Winfried Denk

Max Planck Institute for Medical Research

Towards the Circuit Diagram of the Mouse Brain

Monday 10 February 2014

Location: Oxford Martin School, Old Indian Institute, 34 Broad Street, Oxford

Abstract: Reverse engineering the brain is the goal of neuroscience. Blueprints are the core of engineering and it is their recreation that is the goal of reverse engineering.

Can we recreate the blueprints (circuit diagrams) of the brain? I will describe our efforts to do just that with the help of 3D electron microscopy, computer assisted image segmentation and crowd sourcing.

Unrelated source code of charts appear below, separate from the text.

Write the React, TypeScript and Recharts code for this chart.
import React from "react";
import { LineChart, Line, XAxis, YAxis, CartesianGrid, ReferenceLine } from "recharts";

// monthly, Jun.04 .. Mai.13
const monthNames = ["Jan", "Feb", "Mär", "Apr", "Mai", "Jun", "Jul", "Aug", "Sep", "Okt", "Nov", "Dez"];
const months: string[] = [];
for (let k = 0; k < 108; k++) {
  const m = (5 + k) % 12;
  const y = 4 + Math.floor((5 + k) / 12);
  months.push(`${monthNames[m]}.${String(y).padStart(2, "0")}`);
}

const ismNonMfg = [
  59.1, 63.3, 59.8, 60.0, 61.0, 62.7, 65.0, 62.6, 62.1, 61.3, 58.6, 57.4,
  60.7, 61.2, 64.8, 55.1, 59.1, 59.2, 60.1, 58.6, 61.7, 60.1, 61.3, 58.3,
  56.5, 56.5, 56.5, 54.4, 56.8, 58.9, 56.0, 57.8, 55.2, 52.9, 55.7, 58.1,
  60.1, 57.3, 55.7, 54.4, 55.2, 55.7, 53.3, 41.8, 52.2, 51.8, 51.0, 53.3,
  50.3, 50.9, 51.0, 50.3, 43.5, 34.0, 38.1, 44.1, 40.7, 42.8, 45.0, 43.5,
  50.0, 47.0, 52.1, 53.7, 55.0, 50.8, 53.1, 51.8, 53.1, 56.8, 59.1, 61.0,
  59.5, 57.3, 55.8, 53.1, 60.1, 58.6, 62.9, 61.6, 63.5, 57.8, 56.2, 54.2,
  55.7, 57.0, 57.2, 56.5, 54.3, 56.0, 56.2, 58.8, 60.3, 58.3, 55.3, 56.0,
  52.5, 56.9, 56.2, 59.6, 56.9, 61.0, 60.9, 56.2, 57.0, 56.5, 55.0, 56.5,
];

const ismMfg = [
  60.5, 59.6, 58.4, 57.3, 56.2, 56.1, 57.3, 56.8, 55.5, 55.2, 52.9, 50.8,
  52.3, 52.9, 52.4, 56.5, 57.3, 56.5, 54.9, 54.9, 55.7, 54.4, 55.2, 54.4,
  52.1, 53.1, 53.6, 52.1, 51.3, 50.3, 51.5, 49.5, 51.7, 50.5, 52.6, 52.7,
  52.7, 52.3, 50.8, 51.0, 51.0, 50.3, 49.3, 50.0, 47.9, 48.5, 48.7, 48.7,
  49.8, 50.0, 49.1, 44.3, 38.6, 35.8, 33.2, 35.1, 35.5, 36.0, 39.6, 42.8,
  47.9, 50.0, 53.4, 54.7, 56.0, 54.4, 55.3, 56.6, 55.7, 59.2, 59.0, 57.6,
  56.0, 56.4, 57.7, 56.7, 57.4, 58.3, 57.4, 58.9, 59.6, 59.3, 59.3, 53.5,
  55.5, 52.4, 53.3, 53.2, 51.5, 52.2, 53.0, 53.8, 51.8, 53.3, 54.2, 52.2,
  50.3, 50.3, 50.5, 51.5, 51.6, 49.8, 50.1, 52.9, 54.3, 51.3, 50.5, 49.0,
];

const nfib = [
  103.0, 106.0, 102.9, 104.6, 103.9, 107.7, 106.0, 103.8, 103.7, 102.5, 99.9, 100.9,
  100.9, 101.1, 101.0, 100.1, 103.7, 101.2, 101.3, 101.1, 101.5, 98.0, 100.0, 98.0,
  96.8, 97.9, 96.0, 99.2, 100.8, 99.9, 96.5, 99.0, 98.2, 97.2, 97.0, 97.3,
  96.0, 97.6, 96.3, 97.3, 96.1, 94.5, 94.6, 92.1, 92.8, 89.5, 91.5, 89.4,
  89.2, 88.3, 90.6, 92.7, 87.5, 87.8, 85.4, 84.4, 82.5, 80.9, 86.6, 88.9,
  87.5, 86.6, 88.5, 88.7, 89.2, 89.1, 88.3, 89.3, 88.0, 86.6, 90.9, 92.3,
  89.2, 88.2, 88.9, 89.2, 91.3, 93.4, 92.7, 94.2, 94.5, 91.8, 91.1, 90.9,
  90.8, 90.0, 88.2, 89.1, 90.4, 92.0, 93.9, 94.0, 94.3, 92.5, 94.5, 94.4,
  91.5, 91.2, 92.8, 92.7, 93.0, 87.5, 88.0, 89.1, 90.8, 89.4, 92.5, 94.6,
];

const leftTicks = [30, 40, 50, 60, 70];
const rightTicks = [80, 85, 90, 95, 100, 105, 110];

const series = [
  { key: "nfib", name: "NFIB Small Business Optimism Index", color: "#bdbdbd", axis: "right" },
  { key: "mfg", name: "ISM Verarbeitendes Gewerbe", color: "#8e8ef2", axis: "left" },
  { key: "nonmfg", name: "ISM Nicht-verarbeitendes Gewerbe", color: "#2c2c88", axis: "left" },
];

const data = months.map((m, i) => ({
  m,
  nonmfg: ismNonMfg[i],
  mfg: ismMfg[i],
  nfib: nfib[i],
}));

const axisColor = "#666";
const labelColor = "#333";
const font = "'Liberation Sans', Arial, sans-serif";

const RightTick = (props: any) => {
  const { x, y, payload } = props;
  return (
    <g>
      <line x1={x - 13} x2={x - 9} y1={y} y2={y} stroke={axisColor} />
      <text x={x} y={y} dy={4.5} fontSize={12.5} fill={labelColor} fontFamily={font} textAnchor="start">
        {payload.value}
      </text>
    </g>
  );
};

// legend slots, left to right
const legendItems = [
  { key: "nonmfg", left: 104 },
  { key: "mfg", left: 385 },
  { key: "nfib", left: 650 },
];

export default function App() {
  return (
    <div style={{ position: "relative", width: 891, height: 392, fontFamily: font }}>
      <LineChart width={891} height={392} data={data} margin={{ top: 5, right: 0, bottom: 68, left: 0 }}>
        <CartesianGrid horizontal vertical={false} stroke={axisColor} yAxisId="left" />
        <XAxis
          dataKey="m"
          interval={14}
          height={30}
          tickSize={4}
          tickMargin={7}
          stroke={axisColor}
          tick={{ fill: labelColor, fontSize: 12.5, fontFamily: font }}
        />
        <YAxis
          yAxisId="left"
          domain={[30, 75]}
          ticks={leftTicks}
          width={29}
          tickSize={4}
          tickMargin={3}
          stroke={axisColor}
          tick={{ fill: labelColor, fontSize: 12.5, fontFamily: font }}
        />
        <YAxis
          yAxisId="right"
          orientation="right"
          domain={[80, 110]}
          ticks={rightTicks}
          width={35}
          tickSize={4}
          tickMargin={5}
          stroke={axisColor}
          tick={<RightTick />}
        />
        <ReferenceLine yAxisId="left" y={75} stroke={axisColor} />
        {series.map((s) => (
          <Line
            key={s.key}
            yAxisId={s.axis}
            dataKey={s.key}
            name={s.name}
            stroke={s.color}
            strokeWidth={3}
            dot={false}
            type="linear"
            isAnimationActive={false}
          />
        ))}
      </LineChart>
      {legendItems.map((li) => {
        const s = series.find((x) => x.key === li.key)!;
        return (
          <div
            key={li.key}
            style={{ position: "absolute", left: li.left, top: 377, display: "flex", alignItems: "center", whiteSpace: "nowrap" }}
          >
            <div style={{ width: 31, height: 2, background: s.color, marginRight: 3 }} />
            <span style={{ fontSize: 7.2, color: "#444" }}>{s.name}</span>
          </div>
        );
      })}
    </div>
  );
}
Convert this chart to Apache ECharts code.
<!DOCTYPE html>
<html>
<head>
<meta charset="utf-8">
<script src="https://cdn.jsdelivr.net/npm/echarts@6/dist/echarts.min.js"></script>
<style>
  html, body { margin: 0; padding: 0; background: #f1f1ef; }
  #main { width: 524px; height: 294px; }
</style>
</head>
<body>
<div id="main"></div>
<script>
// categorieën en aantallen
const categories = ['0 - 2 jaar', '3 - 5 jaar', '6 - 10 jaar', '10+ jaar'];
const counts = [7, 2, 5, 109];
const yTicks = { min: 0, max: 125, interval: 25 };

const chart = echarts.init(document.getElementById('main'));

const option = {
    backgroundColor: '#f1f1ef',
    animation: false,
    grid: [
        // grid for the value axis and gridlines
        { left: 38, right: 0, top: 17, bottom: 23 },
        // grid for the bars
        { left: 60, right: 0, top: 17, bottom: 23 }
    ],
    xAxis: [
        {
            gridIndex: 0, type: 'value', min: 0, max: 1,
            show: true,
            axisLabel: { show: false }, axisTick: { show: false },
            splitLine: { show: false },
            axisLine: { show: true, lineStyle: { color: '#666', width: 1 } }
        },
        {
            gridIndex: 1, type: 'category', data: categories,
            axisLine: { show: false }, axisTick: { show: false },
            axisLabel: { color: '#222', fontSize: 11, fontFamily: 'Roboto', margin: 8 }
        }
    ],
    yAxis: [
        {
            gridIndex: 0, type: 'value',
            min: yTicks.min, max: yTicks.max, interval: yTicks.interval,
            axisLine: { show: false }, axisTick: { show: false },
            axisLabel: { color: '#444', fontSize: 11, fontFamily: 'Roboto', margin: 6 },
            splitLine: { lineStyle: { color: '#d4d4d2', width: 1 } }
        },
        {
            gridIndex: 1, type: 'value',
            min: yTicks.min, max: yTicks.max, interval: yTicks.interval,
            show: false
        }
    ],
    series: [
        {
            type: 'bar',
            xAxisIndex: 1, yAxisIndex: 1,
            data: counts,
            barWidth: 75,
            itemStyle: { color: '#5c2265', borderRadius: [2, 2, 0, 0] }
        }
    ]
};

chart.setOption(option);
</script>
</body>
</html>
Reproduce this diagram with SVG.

Biography: Winfried Denk holds a PhD in Physics from Cornell University and has been the Director of the Biomedical Imaging Department at the Max-Planck Institute for Medical Research since 2000. He previously spent 9 years at Bell Laboratories in Murray Hill, New Jersey, after a brief postdoc at the IBM Research Laboratory in Rueschlikon, Switzerland. He has worked on multi-dimensional NMR spectroscopy, near-field optical microscopy, auditory hair cells, two-photon microscopy, retina, and, most recently, on 3D EM imaging for the reconstruction of neural circuits. Denk is a recipient of the 2012 Kavli Prize in Neuroscience.